In performing its duties, the Committee shall have the authority, at the Company’s expense, to retain, hire, and obtain advice, reports or opinions from internal or external legal counsel and expert advisors.
MEETINGS:
The Committee will meet at least once annually and, otherwise, as often as may be deemed necessary or appropriate, in its judgment, in order to fulfill its responsibilities. The Committee may meet either in person or telephonically, and at such times and places as the Committee determines. The Committee may establish its own meeting schedule, which it will provide to the Board. All non-management directors that are not members of the Committee may attend and observe meetings of the Committee, but shall not participate in any discussion or deliberation unless invited to do so by the Committee, and in any event shall not be entitled to vote.The Committee may invite to its meetings other Board members, Company management and such other persons as the Committee deems appropriate in order to carry out its responsibilities.
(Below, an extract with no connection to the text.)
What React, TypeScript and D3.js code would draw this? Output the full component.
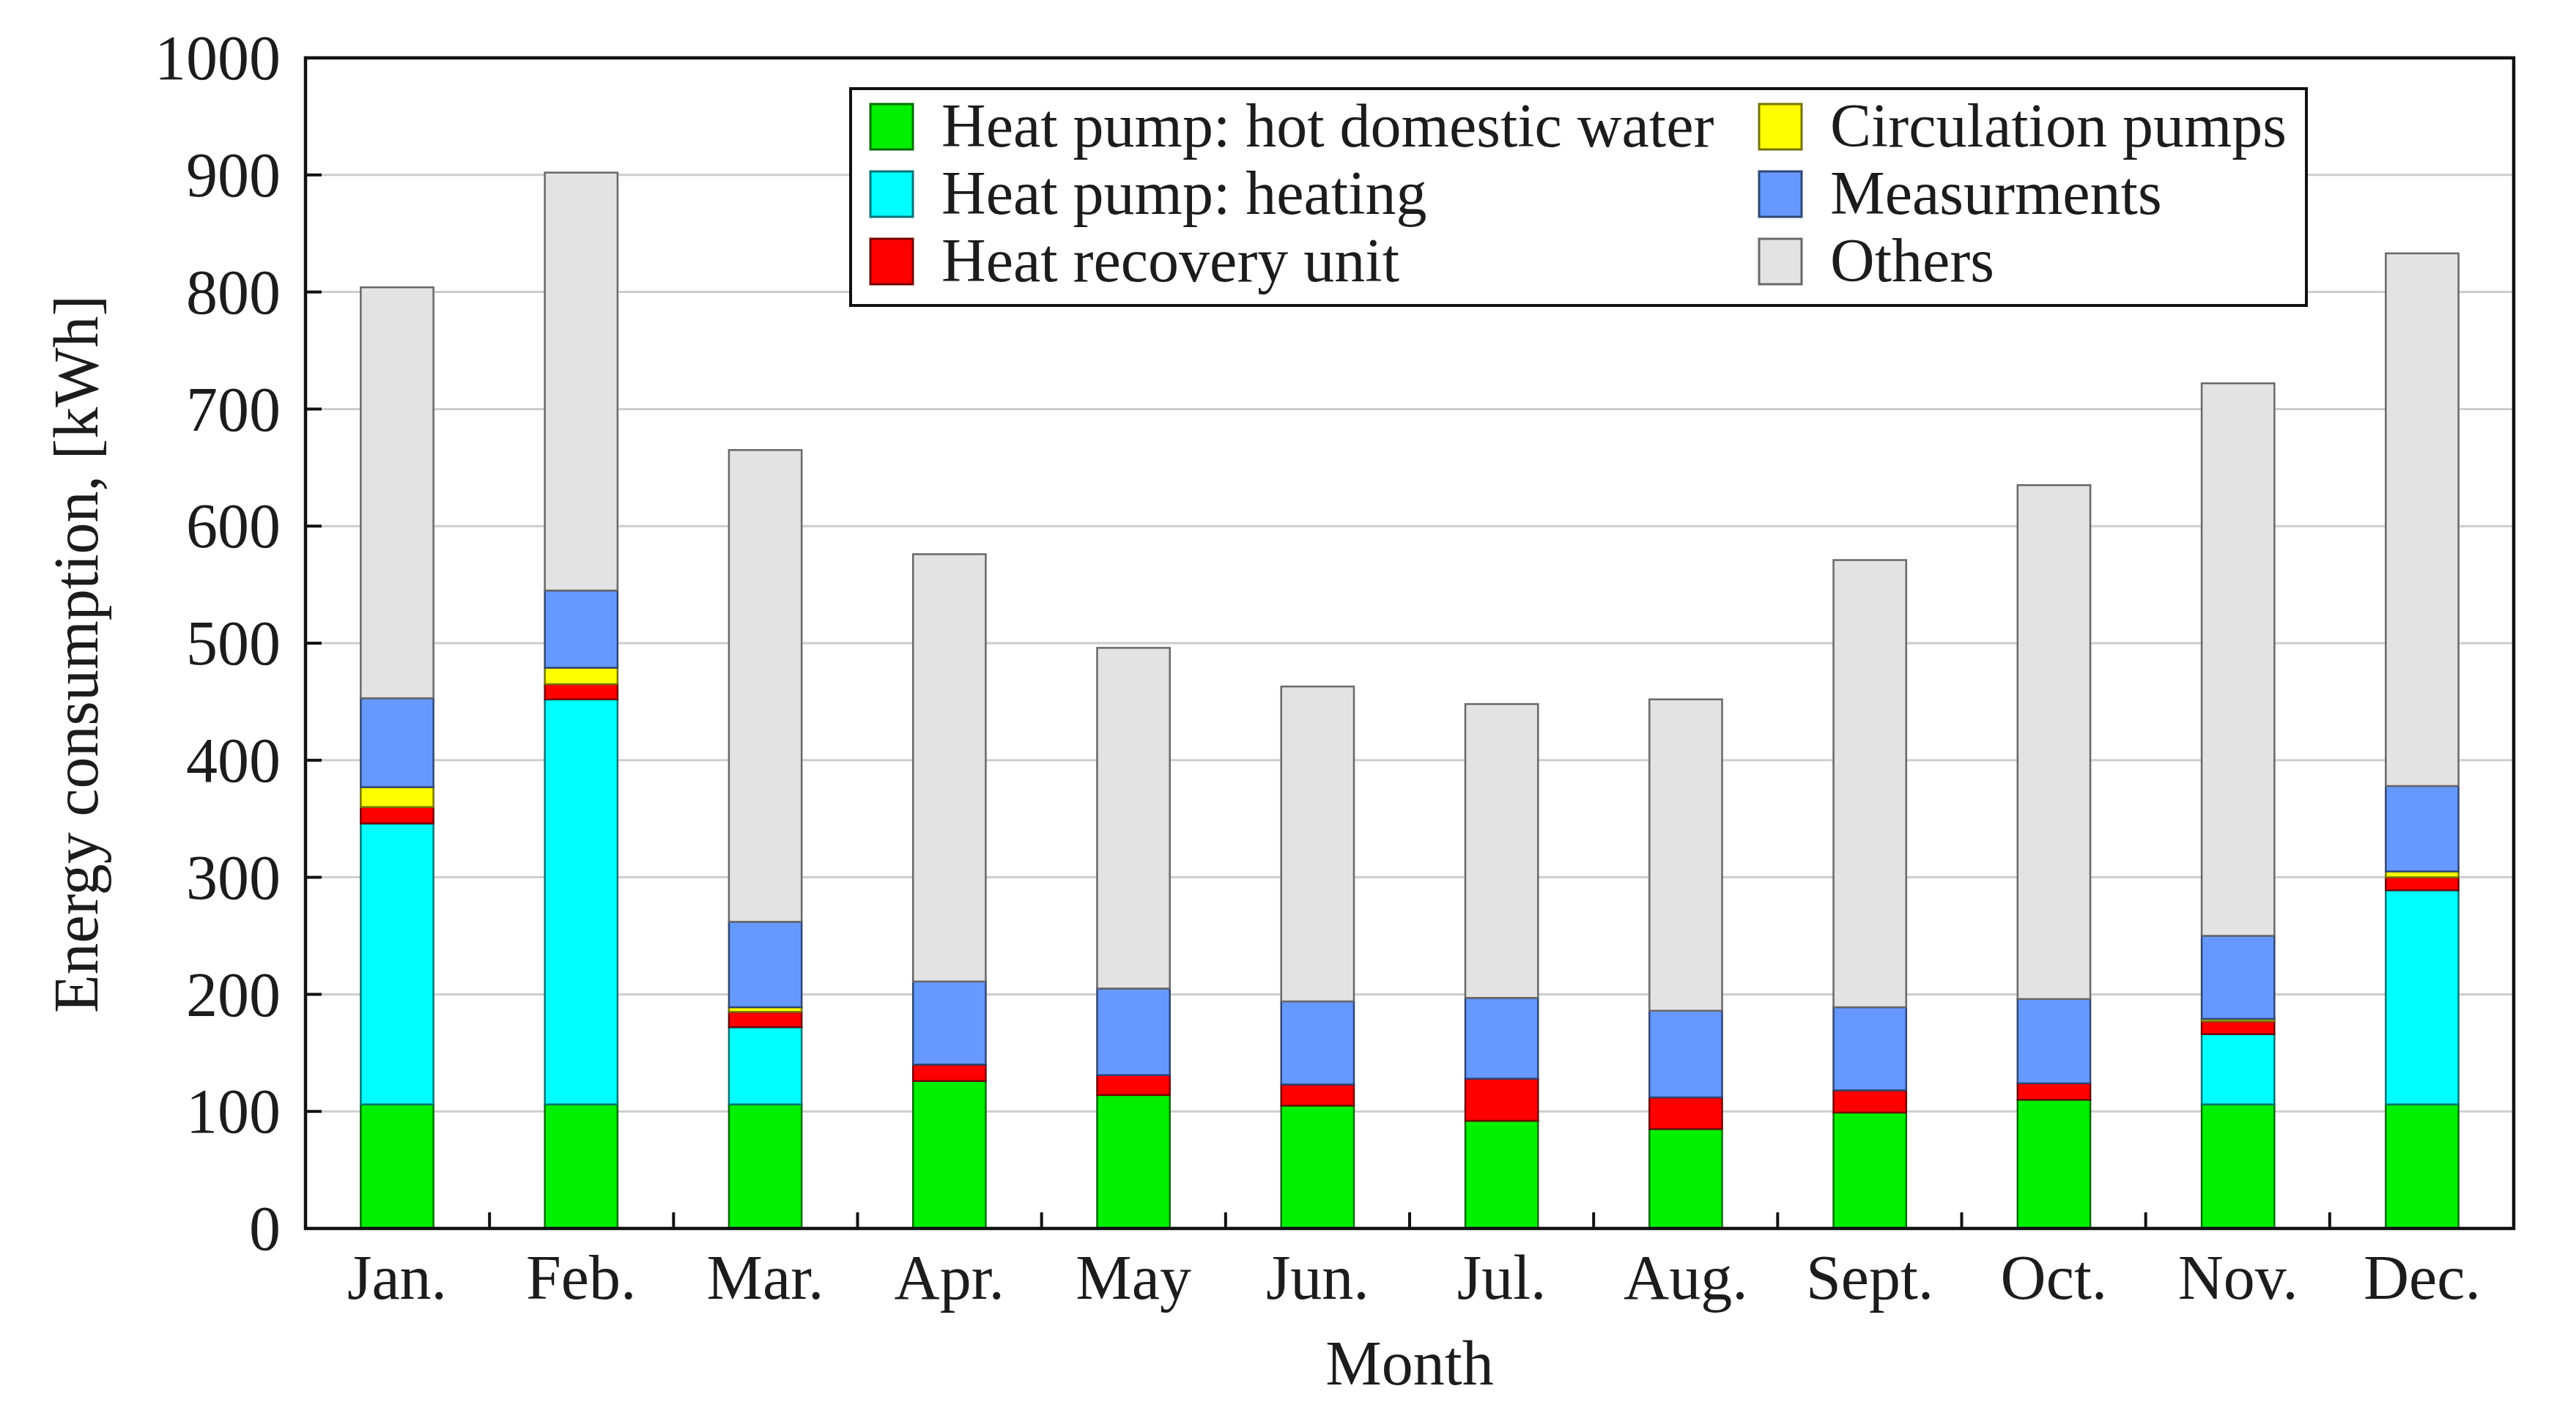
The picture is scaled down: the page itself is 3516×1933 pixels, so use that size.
import * as d3 from "d3";
import React from "react";

// monthly energy use per consumer, kWh
const months = ["Jan.", "Feb.", "Mar.", "Apr.", "May", "Jun.", "Jul.", "Aug.", "Sept.", "Oct.", "Nov.", "Dec."];
const hotWater = [106, 106, 106, 126, 114, 105, 92, 85, 99, 110, 106, 106];
const heating = [240, 346, 66, 0, 0, 0, 0, 0, 0, 0, 60, 183];
const heatRecovery = [14, 13, 13, 14, 17, 18, 36, 27, 19, 14, 11, 11];
const circulation = [17, 14, 4, 0, 0, 0, 0, 0, 0, 0, 2, 5];
const measurements = [76, 66, 73, 71, 74, 71, 69, 74, 71, 72, 71, 73];
const others = [351, 357, 403, 365, 291, 269, 251, 266, 382, 439, 472, 455];
const yTicks = [0, 100, 200, 300, 400, 500, 600, 700, 800, 900, 1000];

const series = [
  { key: "hotWater", label: "Heat pump: hot domestic water", color: "#00f000", values: hotWater },
  { key: "heating", label: "Heat pump: heating", color: "#00ffff", values: heating },
  { key: "heatRecovery", label: "Heat recovery unit", color: "#ff0000", values: heatRecovery },
  { key: "circulation", label: "Circulation pumps", color: "#ffff00", values: circulation },
  { key: "measurements", label: "Measurments", color: "#6699ff", values: measurements },
  { key: "others", label: "Others", color: "#e3e3e3", values: others },
];

const W = 3516;
const H = 1933;
const margin = { top: 79, right: 85, bottom: 256, left: 417 };
const font = "'Liberation Serif', 'DejaVu Serif', serif";
const textColor = "#1c1c1c";

export default function App() {
  const innerW = W - margin.left - margin.right;
  const innerH = H - margin.top - margin.bottom;

  const x = d3.scaleBand().domain(months).range([0, innerW]).paddingInner(0.605).paddingOuter(0.3);
  const band = innerW / months.length;
  const y = d3.scaleLinear().domain([0, 1000]).range([innerH, 0]);

  const table = months.map((m, i) => {
    const row: any = { month: m };
    series.forEach((s) => (row[s.key] = s.values[i]));
    return row;
  });
  const stacked = d3.stack().keys(series.map((s) => s.key))(table);

  // legend placement
  const lg = { x: 1161, y: 121, w: 1987, h: 296 };
  const rowGap = 92;
  const colX = [1188, 2401];

  return (
    <div style={{ position: "absolute", left: 0, top: 0 }}>
      <svg width={W} height={H} style={{ display: "block", background: "#fff" }}>
        <g transform={`translate(${margin.left},${margin.top})`}>
          {/* grid */}
          {yTicks.slice(1, -1).map((t) => (
            <line key={t} x1={0} x2={innerW} y1={y(t)} y2={y(t)} stroke="#cdcdcd" strokeWidth={3} />
          ))}

          {/* bars */}
          {stacked.map((layer, li) => {
            const c = series[li].color;
            const stroke = d3.color(c)!.darker(2.2).formatHex();
            return (
              <g key={layer.key}>
                {layer
                  .filter((d) => d[1] - d[0] > 0)
                  .map((d: any) => (
                    <rect
                      key={d.data.month}
                      x={x(d.data.month)}
                      width={x.bandwidth()}
                      y={y(d[1])}
                      height={y(d[0]) - y(d[1])}
                      fill={c}
                      stroke={stroke}
                      strokeWidth={2.5}
                    />
                  ))}
              </g>
            );
          })}

          {/* y ticks inside */}
          {yTicks.map((t) => (
            <g key={t}>
              <line x1={0} x2={22} y1={y(t)} y2={y(t)} stroke="#111" strokeWidth={4} />
              <text
                x={-34}
                y={y(t)}
                dy="0.34em"
                textAnchor="end"
                fontFamily={font}
                fontSize={86}
                fill={textColor}
              >
                {t}
              </text>
            </g>
          ))}

          {/* x ticks between months */}
          {months.slice(1).map((m, i) => (
            <line
              key={m}
              x1={(i + 1) * band}
              x2={(i + 1) * band}
              y1={innerH}
              y2={innerH - 22}
              stroke="#111"
              strokeWidth={4}
            />
          ))}
          {months.map((m) => (
            <text
              key={m}
              x={(x(m) as number) + x.bandwidth() / 2}
              y={innerH + 96}
              textAnchor="middle"
              fontFamily={font}
              fontSize={86}
              fill={textColor}
            >
              {m}
            </text>
          ))}

          {/* frame */}
          <rect x={0} y={0} width={innerW} height={innerH} fill="none" stroke="#111" strokeWidth={4.5} />

          <text
            x={innerW / 2}
            y={innerH + 213}
            textAnchor="middle"
            fontFamily={font}
            fontSize={86}
            fill={textColor}
          >
            Month
          </text>
        </g>

        <text
          transform={`translate(133,${margin.top + innerH / 2 + 15}) rotate(-90)`}
          textAnchor="middle"
          fontFamily={font}
          fontSize={86}
          fill={textColor}
        >
          Energy consumption, [kWh]
        </text>

        {/* legend */}
        <rect x={lg.x} y={lg.y} width={lg.w} height={lg.h} fill="#fff" stroke="#111" strokeWidth={4} />
        {series.map((s, i) => {
          const col = Math.floor(i / 3);
          const row = i % 3;
          const cy = lg.y + 51 + row * rowGap;
          return (
            <g key={s.key}>
              <rect
                x={colX[col]}
                y={cy - 30}
                width={58}
                height={62}
                fill={s.color}
                stroke={d3.color(s.color)!.darker(2.2).formatHex()}
                strokeWidth={3}
              />
              <text
                x={colX[col] + 97}
                y={cy}
                dy="0.33em"
                fontFamily={font}
                fontSize={84}
                fill={textColor}
              >
                {s.label}
              </text>
            </g>
          );
        })}
      </svg>
    </div>
  );
}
Notwithstanding the foregoing, the Committee may exclude from its meetings any person it deems appropriate, including but not limited to, any non-management director that is not a member of the Committee.
MINUTES:
The Committee will maintain written minutes of its meetings, which will be filed with the minutes of the meetings of the Board.
REPORTS:
The Chair of the Committee shall make regular reports to the full Board on the actions and recommendations of the Committee.
COMPENSATION:
Members of the Committee shall receive such fees, if any, for their service as Committee members as may be determined by the Board in its sole discretion.